3) When the Consolidation Committee’s report is finished, will it be presented to the public as a document replete with the benefit of public consultation for all its parent members? For that to be convincing, the meetings are going to have to be open to the public and allow generous public input received with an open mind.
In separate news, the board as a whole last night reached consensus on going ahead with a Capital Improvement Plan Committee. Oddly enough, here is policy (FB) : FACILITIES PLANNING
“It is the policy of the School Board that the administration prepare a six-year Capital Improvement Plan and update and extend it every two years.”
So it looks like we have a school board committee for work the SAU should be doing, and an SAU advisory committee for work the school board should be doing.
The Sandown Schools Consolidation Committee will meet every Tuesday at 4 pm for 6 weeks.
And finally, the Timberlane School Board voted to consolidate the Sandown schools last night.
This email just in from the Superintendent’s Executive Assistant. The school board was not consulted about this initiative.
11:47 AM (4 minutes ago)
My worthy opponent, Erich Beyrent, has said many times his wife is a teacher. What he has not said, is that his wife is a teacher at Sandown Central.
At the Meet the Candidates night graciously and efficiently organized by the PTA, the observation was made by Sandown resident Bob Nickerson that the school board has 9 members but just two opinions – the board’s and mine. That fact naturally leads one to wonder why that is. I have a hypothesis that I’d like you to consider after you review the list below:
- Mr. Feneberg, former acting superintendent of TRSD, Mrs. Feneberg is a teacher in Timberlane.
- Dr. Metzler: Mrs. Elizabeth Metzler, Consultant for Spanish in kindergarten
- George Stokinger, Business Administrator: Mrs. Stokinger works in the office at Pollard School
- Rob Collins, TRSB: Mrs. Collins is a Timberlane school nurse
- Sue Sherman, TRSB: Daughter is a senior nurse at Timberlane
- Jason Grosky, Chairman of Timberlane’s Budget Committee: Mrs. Grosky is Timberlane’s new Public Relations consultant
- Jason Cipriano, SAU board member: Mrs. Cipriano was hired last year as a teacher at Timberlane High School
These are just the relationships I know about and there may be others still unknown to me. Most other elected officials at the district have children in the system and as we all know, there is no parent who is confident that their child will not at some point require special accommodation from the administration.
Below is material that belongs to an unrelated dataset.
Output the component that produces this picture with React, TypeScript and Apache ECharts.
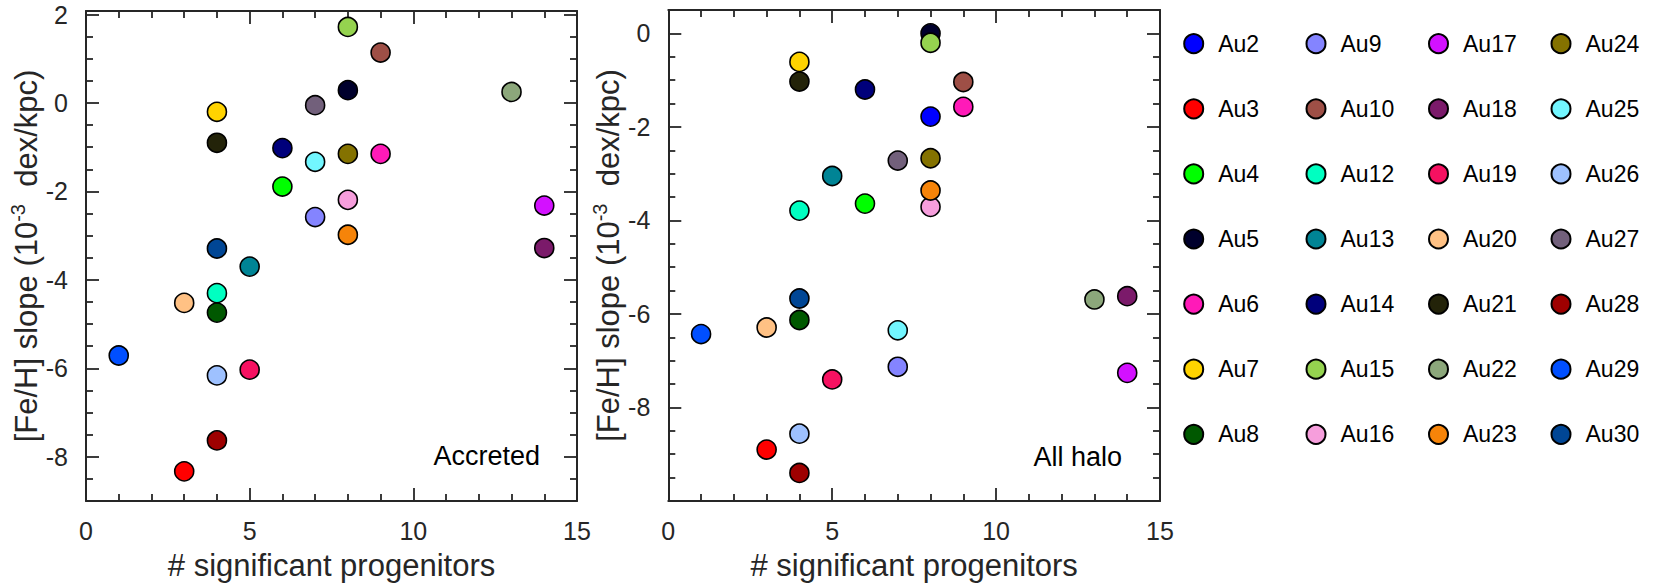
import React, { useEffect, useRef } from "react";
import * as echarts from "echarts";

// ---------- data ----------
const galaxies = [
  "Au2", "Au3", "Au4", "Au5", "Au6", "Au7", "Au8",
  "Au9", "Au10", "Au12", "Au13", "Au14", "Au15", "Au16",
  "Au17", "Au18", "Au19", "Au20", "Au21", "Au22", "Au23",
  "Au24", "Au25", "Au26", "Au27", "Au28", "Au29", "Au30",
];

const galaxyColors = [
  "#0000FF", "#FF0000", "#00FF00", "#00002C", "#FF1AB8", "#FFD300", "#005800",
  "#8484FF", "#9E4F46", "#00FFC1", "#008495", "#00007B", "#95D34F", "#F69EDC",
  "#D311FF", "#7B1A6A", "#F61161", "#FFC184", "#232309", "#8CA77B", "#F68409",
  "#847200", "#72F6FF", "#9EC1FF", "#72607B", "#9E0000", "#004FFF", "#004695",
];

// number of significant progenitors
const progenitors = [
  8, 3, 6, 8, 9, 4, 4,
  7, 9, 4, 5, 6, 8, 8,
  14, 14, 5, 3, 4, 13, 8,
  8, 7, 4, 7, 4, 1, 4,
];

// [Fe/H] slope (1e-3 dex/kpc), accreted stars
const slopeAccreted: (number | null)[] = [
  null, -8.33, -1.89, 0.29, -1.15, -0.2, -4.74,
  -2.58, 1.14, -4.3, -3.7, -1.02, 1.72, -2.19,
  -2.32, -3.28, -6.03, -4.52, -0.9, 0.25, -2.98,
  -1.15, -1.33, -6.16, -0.05, -7.63, -5.71, -3.29,
];

// [Fe/H] slope (1e-3 dex/kpc), all halo stars
const slopeAllHalo = [
  -1.78, -8.9, -3.64, 0.0, -1.57, -0.61, -6.13,
  -7.13, -1.04, -3.79, -3.05, -1.2, -0.2, -3.71,
  -7.26, -5.62, -7.4, -6.29, -1.03, -5.69, -3.36,
  -2.67, -6.35, -8.56, -2.72, -9.4, -6.43, -5.67,
];

const xTicks = [0, 5, 10, 15];
const accretedYTicks = [-8, -6, -4, -2, 0, 2];
const allHaloYTicks = [-8, -6, -4, -2, 0];
const panelLabels = ["Accreted", "All halo"];

// ---------- style ----------
const FONT = "'Liberation Sans', Arial, Helvetica, sans-serif";
const AXIS_COLOR = "#262626";

function minorTicks(min: number, max: number, step: number, majors: number[]) {
  const out: number[] = [];
  for (let k = Math.ceil(min / step); k * step <= max + 1e-9; k++) {
    const v = Math.round(k * step * 1000) / 1000;
    if (v <= min + 1e-9 || v >= max - 1e-9) continue;
    if (majors.some((m) => Math.abs(m - v) < 1e-9)) continue;
    out.push(v);
  }
  return out;
}

const lineStyle = { color: AXIS_COLOR, width: 2 };
const tickLine = { color: AXIS_COLOR, width: 1.8 };

function buildXAxes(gridIndex: number) {
  const base = { type: "value", gridIndex, min: 0, max: 15, splitLine: { show: false } };
  const minor = minorTicks(0, 15, 1, xTicks);
  const mk = (position: string, major: boolean, main: boolean) => ({
    ...base,
    position,
    axisLine: { show: major, onZero: false, lineStyle },
    axisTick: {
      show: true,
      inside: true,
      length: major ? 13 : 7,
      customValues: major ? xTicks : minor,
      lineStyle: tickLine,
    },
    axisLabel: main
      ? {
          show: true,
          customValues: xTicks,
          fontSize: 25,
          fontFamily: FONT,
          color: AXIS_COLOR,
          margin: 17,
        }
      : { show: false },
    ...(main
      ? {
          name: "# significant progenitors",
          nameLocation: "middle",
          nameGap: 49,
          nameTextStyle: { fontSize: 31, lineHeight: 31, fontFamily: FONT, color: AXIS_COLOR },
        }
      : {}),
  });
  return [mk("bottom", true, true), mk("bottom", false, false), mk("top", true, false), mk("top", false, false)];
}

function buildYAxes(gridIndex: number, min: number, max: number, majors: number[]) {
  const base = { type: "value", gridIndex, min, max, splitLine: { show: false } };
  const minor = minorTicks(min, max, 0.5, majors);
  const mk = (position: string, major: boolean, main: boolean) => ({
    ...base,
    position,
    axisLine: { show: major, onZero: false, lineStyle },
    axisTick: {
      show: true,
      inside: true,
      length: major ? 13 : 7,
      customValues: major ? majors : minor,
      lineStyle: tickLine,
    },
    axisLabel: main
      ? {
          show: true,
          customValues: majors,
          fontSize: 25,
          fontFamily: FONT,
          color: AXIS_COLOR,
          margin: 18,
          padding: [6, 0, 0, 0],
        }
      : { show: false },
    ...(main
      ? {
          name: "{m|[Fe/H] slope (10}{s|-3}{m|  dex/kpc)}",
          nameLocation: "middle",
          nameGap: 42,
          nameTextStyle: {
            fontFamily: FONT,
            color: AXIS_COLOR,
            rich: {
              m: { fontSize: 31, lineHeight: 36, fontFamily: FONT, color: AXIS_COLOR, verticalAlign: "middle" },
              s: { fontSize: 20, lineHeight: 20, fontFamily: FONT, color: AXIS_COLOR, verticalAlign: "top" },
            },
          },
        }
      : {}),
  });
  return [mk("left", true, true), mk("left", false, false), mk("right", true, false), mk("right", false, false)];
}

const legendLefts = [1183.2, 1305.5, 1428, 1550.5];

export default function App() {
  const ref = useRef<HTMLDivElement>(null);

  useEffect(() => {
    if (!ref.current) return;
    const chart = echarts.init(ref.current, null, { renderer: "svg" });

    const series: any[] = [];
    galaxies.forEach((name, i) => {
      const itemStyle = { color: galaxyColors[i], borderColor: "#000", borderWidth: 1.6, opacity: 1 };
      const acc = slopeAccreted[i];
      if (acc !== null) {
        series.push({
          type: "scatter",
          name,
          xAxisIndex: 0,
          yAxisIndex: 0,
          symbol: "circle",
          symbolSize: 19,
          itemStyle,
          data: [[progenitors[i], acc]],
        });
      }
      series.push({
        type: "scatter",
        name,
        xAxisIndex: 4,
        yAxisIndex: 4,
        symbol: "circle",
        symbolSize: 19,
        itemStyle,
        data: [[progenitors[i], slopeAllHalo[i]]],
      });
    });

    const option: any = {
      animation: false,
      backgroundColor: "#ffffff",
      grid: [
        { left: 86, top: 11, width: 491, height: 490.7 },
        { left: 668.3, top: 10, width: 491.7, height: 491 },
      ],
      xAxis: [...buildXAxes(0), ...buildXAxes(1)],
      yAxis: [
        ...buildYAxes(0, -9, 2.08, accretedYTicks),
        ...buildYAxes(1, -10, 0.5, allHaloYTicks),
      ],
      legend: [0, 1, 2, 3].map((c) => ({
        data: galaxies.slice(c * 7, c * 7 + 7),
        orient: "vertical",
        left: legendLefts[c],
        top: 32.2,
        padding: 0,
        itemGap: 42.1,
        itemWidth: 19,
        itemHeight: 19,
        icon: "circle",
        selectedMode: false,
        textStyle: { fontSize: 23, fontFamily: FONT, color: "#000", lineHeight: 19, padding: [0, 0, 0, 10] },
      })),
      graphic: [
        {
          type: "text",
          x: 540,
          y: 456,
          style: { text: panelLabels[0], fontSize: 27, fontFamily: FONT, fill: "#000", align: "right", verticalAlign: "middle" },
        },
        {
          type: "text",
          x: 1122,
          y: 457,
          style: { text: panelLabels[1], fontSize: 27, fontFamily: FONT, fill: "#000", align: "right", verticalAlign: "middle" },
        },
      ],
      series,
    };

    chart.setOption(option);
    return () => chart.dispose();
  }, []);

  return (
    <div
      ref={ref}
      style={{ position: "fixed", left: 0, top: 0, width: 1661, height: 586, background: "#fff" }}
    />
  );
}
I suspect that Dr. Metzler has encouraged individuals in his favor to run for public office and I strongly suspect he has encouraged others not to run so as not to dilute the vote. Donald Blaszka, a neighbor and acquaintance of Dr. Metzler, put his name on the ballot to run for school board in Hampstead which could have placed Mr. Blaszka on the SAU board had he won. (Attorney Blaszka is on the ballot but has announced that he cannot serve on the board for professional reasons not specified. ) And just by sheer coincidence, Don Blaszka’s brother was hired as a Timberlane art teacher in 2014.
Now there is nothing wrong with a few school board members having relations employed by the school district or SAU so long as the school board member’s tenure postdates that employee hiring. And there is nothing illegal with encouraging friends to run for elected office, but voters should be wary to not fill the board with these kinds of associations because it does not tend toward objectivity in voting and does compromise the willingness of elected officials to make decisions unfavorable to the administration’s wishes. Seeding oversight bodies with friends and neighbors, and filling Timberlane positions with personal associates of elected officials or the Superintendent undermines the objectivity of the oversight body.
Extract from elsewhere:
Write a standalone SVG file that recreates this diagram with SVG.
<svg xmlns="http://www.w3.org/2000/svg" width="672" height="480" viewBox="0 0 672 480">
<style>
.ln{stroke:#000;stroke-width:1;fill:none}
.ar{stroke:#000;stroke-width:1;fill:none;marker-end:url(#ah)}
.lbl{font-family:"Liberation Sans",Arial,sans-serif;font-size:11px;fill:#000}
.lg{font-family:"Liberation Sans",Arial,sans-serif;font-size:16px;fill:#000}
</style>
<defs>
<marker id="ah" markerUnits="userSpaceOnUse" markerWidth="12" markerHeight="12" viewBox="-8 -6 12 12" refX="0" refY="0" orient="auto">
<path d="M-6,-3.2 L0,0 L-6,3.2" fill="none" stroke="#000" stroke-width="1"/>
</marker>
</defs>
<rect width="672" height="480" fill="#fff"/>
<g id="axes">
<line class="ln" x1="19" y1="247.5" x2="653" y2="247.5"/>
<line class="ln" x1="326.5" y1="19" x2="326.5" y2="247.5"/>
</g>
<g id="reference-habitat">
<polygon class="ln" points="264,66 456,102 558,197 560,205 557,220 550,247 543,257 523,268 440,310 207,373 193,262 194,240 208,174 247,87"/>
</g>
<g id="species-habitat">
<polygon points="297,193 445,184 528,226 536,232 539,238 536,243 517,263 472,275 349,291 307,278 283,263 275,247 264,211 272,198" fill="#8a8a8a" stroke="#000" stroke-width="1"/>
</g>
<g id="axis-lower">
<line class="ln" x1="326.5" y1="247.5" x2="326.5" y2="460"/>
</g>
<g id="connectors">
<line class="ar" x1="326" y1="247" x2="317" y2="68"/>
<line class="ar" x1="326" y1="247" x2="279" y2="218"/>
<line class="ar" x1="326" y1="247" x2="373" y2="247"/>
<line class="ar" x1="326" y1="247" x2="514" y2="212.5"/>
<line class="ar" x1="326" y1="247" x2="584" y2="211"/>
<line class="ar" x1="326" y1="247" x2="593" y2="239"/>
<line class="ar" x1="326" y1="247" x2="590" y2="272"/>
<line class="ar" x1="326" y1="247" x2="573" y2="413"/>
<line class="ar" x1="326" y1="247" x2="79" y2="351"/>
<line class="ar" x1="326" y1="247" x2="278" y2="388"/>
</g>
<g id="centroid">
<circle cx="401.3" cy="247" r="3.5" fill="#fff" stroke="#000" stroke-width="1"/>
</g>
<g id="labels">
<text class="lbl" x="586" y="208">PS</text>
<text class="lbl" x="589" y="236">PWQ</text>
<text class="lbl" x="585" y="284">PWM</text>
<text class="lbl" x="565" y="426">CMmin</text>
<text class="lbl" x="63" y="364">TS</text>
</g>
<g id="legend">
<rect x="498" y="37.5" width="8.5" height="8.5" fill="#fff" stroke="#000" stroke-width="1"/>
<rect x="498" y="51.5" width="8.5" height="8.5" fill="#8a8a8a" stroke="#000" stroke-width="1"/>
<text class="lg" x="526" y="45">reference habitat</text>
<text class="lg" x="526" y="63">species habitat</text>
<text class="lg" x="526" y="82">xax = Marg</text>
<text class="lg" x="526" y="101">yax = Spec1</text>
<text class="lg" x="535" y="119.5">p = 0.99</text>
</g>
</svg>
I leave it to you to ponder whether my lone “outlier vote” is because I am nearly alone in having no personal or financial ties to the district. I can call it as I see it and not worry about consequences – except being made to obtain public information through Right to Know requests, being barred from schools and having to battle groundless police reports.
[Thank you to a commentator who corrected previously posted information on Mr. Fenegberg. He did not have a Ph.D. and he was only ACTING superintendent and assistant superintendent.]
If you feel that board members would be interested in this report, please make a motion to request it on behalf of the board during other business tonight. The Hampstead and Timberlane districts may share SAU administration, but are run completely separately, as you know. We have done many things differently for many years. Nobody at the SAU is depriving the Timberlane board of documents; the reports you reference have not been requested nor needed by the Timberlane board in the past. Perhaps you’d like to briefly explain why they would be of use for the benefit of the rest of the board tonight.
Of course the school board does not want to release the salaries of all the staff at Timberlane and a motion would go down in flames as most all my other motions. Public officials want to keep as much information secret as they possibly can. Mrs. Steenson’s suggestion that I put it to a vote of the board is a taunt and an insult at the same time. A request to examine public records does not require any vote by any body. I am entitled as a citizen to see this information and as a school board member it is my duty to see this information – and this time I’m not going to pay for it either.
Timberlane has been allowed to function in darkness for too long. Some school districts publish this information in their annual report but in Timberlane school board members cannot even see it.
To be clear, my goal in requesting this is not to criticize teacher’s salaries but to find out the exact number of full-time equivalent staff we are paying for since there is an inconsistency between what I’ve been told and what has been reported to the Department of Education. No explanation has been forthcoming to explain this discrepancy despite earnest efforts to obtain an explanation. A Right to Know request would cost hundreds of dollars at 50 cent a page.
Taxpayers, citizens, students, are you being served by this kind of behavior? To those who would give the district all the money they ask: do you think this secretive behavior is indicative of responsible governance?